De este modo las mujeres, junto con los hombres, participan también en la misión profética de Cristo. Y lo mismo puede decirse sobre su participación en la misión sacerdotal y real. El sacerdocio universal de los fieles y la dignidad real se conceden a los hombres y a las mujeres. A este respecto ilustra mucho una atenta lectura de unos fragmentos de la Primera Carta de San Pedro (2, 9-10) y de la Constitución conciliar Lumen gentium (nn. 10-12; 34-36).
En ésta última, al capítulo sobre el Pueblo de Dios sigue el de la estructura jerárquica de la Iglesia. En él se habla del sacerdocio ministerial, al que por voluntad de Cristo se admite únicamente a los hombres. Hoy, en algunos ambientes, el hecho de que la mujer no pueda ser ordenada sacerdote se interpreta como una forma de discriminación. Pero, ¿es realmente así?

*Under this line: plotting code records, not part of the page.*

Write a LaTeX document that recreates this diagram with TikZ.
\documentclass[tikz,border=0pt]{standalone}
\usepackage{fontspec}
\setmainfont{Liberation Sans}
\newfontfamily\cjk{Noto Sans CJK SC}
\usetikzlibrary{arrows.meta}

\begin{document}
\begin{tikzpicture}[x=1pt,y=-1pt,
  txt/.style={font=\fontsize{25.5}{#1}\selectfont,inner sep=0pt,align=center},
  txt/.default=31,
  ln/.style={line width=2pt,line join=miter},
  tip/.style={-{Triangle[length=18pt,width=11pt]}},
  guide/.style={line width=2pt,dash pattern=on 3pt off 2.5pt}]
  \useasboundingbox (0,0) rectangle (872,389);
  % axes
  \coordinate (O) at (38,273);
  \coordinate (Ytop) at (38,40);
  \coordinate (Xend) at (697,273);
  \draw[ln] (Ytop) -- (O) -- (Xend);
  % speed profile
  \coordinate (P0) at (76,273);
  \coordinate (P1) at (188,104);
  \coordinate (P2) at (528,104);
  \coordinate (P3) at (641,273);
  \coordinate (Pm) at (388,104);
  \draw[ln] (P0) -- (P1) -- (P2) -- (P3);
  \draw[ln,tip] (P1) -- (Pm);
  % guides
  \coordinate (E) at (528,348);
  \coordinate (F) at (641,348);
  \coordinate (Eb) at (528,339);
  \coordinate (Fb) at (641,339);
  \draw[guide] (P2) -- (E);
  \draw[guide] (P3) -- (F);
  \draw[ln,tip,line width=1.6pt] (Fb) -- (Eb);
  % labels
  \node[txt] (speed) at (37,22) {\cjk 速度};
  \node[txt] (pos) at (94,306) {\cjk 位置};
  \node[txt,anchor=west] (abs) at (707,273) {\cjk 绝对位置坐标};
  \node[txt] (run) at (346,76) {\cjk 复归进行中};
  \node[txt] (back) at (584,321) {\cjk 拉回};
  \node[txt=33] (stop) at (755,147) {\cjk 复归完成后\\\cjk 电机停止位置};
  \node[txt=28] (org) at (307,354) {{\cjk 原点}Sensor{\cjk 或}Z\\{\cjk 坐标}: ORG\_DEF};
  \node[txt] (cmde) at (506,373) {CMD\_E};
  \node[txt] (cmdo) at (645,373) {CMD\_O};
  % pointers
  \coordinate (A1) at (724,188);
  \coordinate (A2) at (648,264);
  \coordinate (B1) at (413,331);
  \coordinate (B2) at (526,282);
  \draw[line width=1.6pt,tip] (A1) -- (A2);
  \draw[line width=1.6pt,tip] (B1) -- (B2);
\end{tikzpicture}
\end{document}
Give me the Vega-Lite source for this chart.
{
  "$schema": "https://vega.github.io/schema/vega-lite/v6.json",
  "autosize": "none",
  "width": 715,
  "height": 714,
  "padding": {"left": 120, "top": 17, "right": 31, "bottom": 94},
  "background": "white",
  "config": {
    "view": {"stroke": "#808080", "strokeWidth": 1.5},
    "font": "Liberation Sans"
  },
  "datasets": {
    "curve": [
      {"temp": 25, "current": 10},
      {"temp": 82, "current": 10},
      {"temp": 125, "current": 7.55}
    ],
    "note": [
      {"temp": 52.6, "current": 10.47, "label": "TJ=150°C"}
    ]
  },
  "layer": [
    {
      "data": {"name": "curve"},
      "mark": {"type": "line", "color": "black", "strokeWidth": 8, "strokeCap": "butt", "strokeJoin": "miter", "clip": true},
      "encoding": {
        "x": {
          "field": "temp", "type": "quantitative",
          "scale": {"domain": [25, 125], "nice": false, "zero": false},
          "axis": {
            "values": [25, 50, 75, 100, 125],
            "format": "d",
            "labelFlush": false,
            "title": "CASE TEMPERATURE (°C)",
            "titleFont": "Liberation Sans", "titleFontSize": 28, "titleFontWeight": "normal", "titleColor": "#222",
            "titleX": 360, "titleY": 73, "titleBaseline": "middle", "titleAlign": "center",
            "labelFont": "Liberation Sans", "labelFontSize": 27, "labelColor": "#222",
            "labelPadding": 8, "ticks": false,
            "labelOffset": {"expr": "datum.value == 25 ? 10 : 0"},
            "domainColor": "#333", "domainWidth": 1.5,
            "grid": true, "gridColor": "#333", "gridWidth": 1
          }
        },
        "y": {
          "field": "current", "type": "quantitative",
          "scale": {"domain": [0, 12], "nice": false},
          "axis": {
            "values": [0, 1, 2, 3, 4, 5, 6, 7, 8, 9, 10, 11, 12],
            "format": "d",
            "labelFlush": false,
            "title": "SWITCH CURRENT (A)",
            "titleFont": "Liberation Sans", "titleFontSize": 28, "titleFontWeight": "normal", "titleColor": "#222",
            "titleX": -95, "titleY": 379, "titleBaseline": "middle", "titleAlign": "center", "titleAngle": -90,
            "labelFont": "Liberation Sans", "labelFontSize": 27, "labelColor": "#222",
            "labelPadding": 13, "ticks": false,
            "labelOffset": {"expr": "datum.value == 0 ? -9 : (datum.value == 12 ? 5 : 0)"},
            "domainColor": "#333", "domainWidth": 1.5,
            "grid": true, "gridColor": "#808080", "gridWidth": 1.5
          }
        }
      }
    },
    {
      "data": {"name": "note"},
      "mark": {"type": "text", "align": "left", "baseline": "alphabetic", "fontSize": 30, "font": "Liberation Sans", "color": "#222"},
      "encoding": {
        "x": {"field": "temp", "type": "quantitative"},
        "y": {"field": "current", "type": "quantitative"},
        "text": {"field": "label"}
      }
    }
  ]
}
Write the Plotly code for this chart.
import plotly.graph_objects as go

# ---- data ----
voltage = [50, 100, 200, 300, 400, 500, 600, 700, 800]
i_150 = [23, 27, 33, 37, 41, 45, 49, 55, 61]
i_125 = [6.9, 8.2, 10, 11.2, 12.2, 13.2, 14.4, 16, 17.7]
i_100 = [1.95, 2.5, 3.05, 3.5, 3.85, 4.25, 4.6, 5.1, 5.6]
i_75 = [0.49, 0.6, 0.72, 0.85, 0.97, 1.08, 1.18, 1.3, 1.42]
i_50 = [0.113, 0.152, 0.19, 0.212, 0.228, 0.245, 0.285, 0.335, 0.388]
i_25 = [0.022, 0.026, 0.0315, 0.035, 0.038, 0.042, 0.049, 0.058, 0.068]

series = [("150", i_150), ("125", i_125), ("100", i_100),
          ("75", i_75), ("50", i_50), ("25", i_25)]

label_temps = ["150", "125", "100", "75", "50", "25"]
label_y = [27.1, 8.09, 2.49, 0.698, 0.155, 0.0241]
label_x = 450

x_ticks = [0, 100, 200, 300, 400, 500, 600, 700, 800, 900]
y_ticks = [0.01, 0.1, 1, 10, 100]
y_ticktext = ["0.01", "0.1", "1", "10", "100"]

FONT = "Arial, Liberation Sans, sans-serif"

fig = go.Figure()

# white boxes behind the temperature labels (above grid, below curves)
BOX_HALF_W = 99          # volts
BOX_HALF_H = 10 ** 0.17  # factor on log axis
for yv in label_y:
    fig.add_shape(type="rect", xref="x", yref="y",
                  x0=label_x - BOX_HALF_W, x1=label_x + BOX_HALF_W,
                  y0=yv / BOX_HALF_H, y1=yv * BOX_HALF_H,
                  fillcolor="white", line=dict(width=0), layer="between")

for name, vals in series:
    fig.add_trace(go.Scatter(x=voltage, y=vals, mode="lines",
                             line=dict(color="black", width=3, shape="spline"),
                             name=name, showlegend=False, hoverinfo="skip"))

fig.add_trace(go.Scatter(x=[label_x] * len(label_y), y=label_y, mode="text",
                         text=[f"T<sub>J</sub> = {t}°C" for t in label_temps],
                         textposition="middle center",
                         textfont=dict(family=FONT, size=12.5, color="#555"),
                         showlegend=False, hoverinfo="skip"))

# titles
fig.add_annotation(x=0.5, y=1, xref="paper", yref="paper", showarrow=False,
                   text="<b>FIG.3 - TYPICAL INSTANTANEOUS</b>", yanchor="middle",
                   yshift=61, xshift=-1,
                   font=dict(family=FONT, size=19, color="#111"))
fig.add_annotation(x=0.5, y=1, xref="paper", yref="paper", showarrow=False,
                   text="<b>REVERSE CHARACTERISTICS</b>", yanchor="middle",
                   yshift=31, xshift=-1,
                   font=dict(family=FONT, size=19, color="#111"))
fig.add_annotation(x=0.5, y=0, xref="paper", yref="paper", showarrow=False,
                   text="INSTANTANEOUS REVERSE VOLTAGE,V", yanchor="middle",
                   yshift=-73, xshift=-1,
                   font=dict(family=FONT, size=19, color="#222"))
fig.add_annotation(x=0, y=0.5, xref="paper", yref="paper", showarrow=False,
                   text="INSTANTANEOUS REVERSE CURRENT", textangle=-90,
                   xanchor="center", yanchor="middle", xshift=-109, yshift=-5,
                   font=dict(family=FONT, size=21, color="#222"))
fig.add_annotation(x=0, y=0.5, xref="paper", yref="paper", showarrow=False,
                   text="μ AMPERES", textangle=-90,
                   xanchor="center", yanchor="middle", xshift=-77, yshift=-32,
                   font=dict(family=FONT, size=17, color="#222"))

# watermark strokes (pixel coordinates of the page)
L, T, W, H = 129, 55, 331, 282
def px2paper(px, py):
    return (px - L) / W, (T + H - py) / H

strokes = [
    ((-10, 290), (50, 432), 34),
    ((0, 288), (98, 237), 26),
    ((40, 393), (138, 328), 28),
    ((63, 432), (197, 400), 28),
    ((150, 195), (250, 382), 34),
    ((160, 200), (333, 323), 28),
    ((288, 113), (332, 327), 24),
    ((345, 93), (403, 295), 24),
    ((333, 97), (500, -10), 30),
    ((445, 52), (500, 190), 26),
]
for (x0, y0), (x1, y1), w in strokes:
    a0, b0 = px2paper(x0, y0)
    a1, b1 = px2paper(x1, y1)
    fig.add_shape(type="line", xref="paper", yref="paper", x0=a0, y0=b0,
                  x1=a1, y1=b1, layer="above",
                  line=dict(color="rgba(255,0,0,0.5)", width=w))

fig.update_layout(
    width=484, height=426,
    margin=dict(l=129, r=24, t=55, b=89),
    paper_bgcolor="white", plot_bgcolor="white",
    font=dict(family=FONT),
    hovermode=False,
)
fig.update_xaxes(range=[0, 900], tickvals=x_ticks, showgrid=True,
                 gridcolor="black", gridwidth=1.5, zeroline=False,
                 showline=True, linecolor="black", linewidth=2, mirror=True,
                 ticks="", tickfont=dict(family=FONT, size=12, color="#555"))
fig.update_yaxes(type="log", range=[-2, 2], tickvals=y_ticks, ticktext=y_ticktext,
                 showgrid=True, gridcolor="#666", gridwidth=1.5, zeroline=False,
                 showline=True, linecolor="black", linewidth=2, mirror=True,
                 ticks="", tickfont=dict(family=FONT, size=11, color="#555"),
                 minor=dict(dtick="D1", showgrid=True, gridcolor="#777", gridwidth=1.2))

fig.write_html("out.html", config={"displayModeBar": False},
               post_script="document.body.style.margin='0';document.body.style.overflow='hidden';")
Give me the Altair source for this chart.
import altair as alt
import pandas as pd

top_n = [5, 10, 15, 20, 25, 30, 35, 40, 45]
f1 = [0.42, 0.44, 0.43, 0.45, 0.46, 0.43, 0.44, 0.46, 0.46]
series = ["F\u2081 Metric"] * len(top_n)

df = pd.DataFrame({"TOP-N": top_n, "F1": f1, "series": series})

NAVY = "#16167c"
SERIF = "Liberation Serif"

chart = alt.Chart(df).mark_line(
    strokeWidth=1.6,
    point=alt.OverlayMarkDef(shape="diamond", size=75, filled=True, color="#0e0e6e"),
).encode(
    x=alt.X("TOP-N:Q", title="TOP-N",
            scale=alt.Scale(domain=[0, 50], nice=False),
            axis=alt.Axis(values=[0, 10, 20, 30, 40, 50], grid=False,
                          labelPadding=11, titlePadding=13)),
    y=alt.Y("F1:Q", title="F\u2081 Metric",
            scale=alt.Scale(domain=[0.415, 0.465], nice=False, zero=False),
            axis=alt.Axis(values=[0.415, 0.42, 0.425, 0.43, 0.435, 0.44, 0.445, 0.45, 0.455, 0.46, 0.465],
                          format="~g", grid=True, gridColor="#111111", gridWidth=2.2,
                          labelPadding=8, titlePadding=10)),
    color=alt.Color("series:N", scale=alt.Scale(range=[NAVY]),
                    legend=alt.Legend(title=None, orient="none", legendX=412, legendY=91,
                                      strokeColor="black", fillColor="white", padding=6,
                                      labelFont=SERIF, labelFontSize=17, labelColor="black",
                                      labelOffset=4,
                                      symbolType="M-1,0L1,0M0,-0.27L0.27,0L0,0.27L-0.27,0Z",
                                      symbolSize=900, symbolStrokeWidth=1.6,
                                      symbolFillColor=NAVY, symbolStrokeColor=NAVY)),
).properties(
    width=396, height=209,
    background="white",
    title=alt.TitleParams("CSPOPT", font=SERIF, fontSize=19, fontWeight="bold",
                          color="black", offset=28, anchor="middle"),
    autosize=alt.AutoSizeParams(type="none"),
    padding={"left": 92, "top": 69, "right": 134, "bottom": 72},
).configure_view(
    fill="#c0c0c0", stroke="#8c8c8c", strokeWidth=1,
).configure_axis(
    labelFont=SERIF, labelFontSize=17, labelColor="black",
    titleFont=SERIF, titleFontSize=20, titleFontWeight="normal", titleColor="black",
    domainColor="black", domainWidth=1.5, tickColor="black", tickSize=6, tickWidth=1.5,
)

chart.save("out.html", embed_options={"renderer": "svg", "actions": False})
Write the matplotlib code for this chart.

Ciertamente la cuestión podría plantearse en estos términos, si el sacerdocio jerárquico conllevara una situación social de privilegio, caracterizada por el ejercicio del «poder». Pero no es así: el sacerdocio ministerial, en el plan de Cristo, no es expresión de dominio sino de servicio. Quien lo interpretase como «dominio», se alejaría realmente de la intención de Cristo, que en el Cenáculo inició la Última Cena lavando los pies a los Apóstoles. De este modo puso fuertemente de relieve el carácter «ministerial» del sacerdocio instituido aquella misma tarde. «Tampoco el Hijo del hombre ha venido a ser servido, sino a servir y a dar su vida como rescate por muchos» (Mc 10, 45).
Sí, el sacerdocio que hoy recordamos con tanta veneración como nuestra herencia especial, queridos hermanos, es un sacerdocio ministerial. Servimos al Pueblo de Dios. Servimos su misión. Nuestro sacerdocio debe garantizar la participación de todos —hombres y mujeres— en la triple misión profética, sacerdotal y real de Cristo. Y no sólo el sacramento del Orden es ministerial: ministerial es, ante todo, la misma Eucaristía. Al afirmar: «Esto es mi cuerpo que es entregado por vosotros (…) Ésta es la copa de la Nueva Alianza en mi sangre, que es derramada por vosotros» (Lc 22, 19-20), Cristo manifiesta su servicio más sublime: el servicio de la redención, en la cual el Unigénito y Eterno Hijo de Dios se convierte en Siervo del hombre en su sentido más pleno y profundo.
Al lado de Cristo-Siervo no podemos olvidar a Aquella que es «la Sierva», María. San Lucas nos relata que, en el momento decisivo de la Anunciación, la Virgen pronunció su «fiat» diciendo: «He aquí la esclava del Señor» (Lc 1, 38). La relación del sacerdote con la mujer como madre y hermana se enriquece, gracias a la tradición mariana, con otro aspecto: el del servicio e imitación de María sierva. Si el sacerdocio es ministerial por naturaleza, es preciso vivirlo en unión con la Madre, que es la sierva del Señor. Entonces, nuestro sacerdocio será custodiado en sus manos, más aún, en su corazón, y podremos abrirlo a todos. Será así fecundo y salvífico, en todos sus aspectos”.
Vaticano, 25 de marzo, solemnidad de la Anunciación del Señor, del año 1995.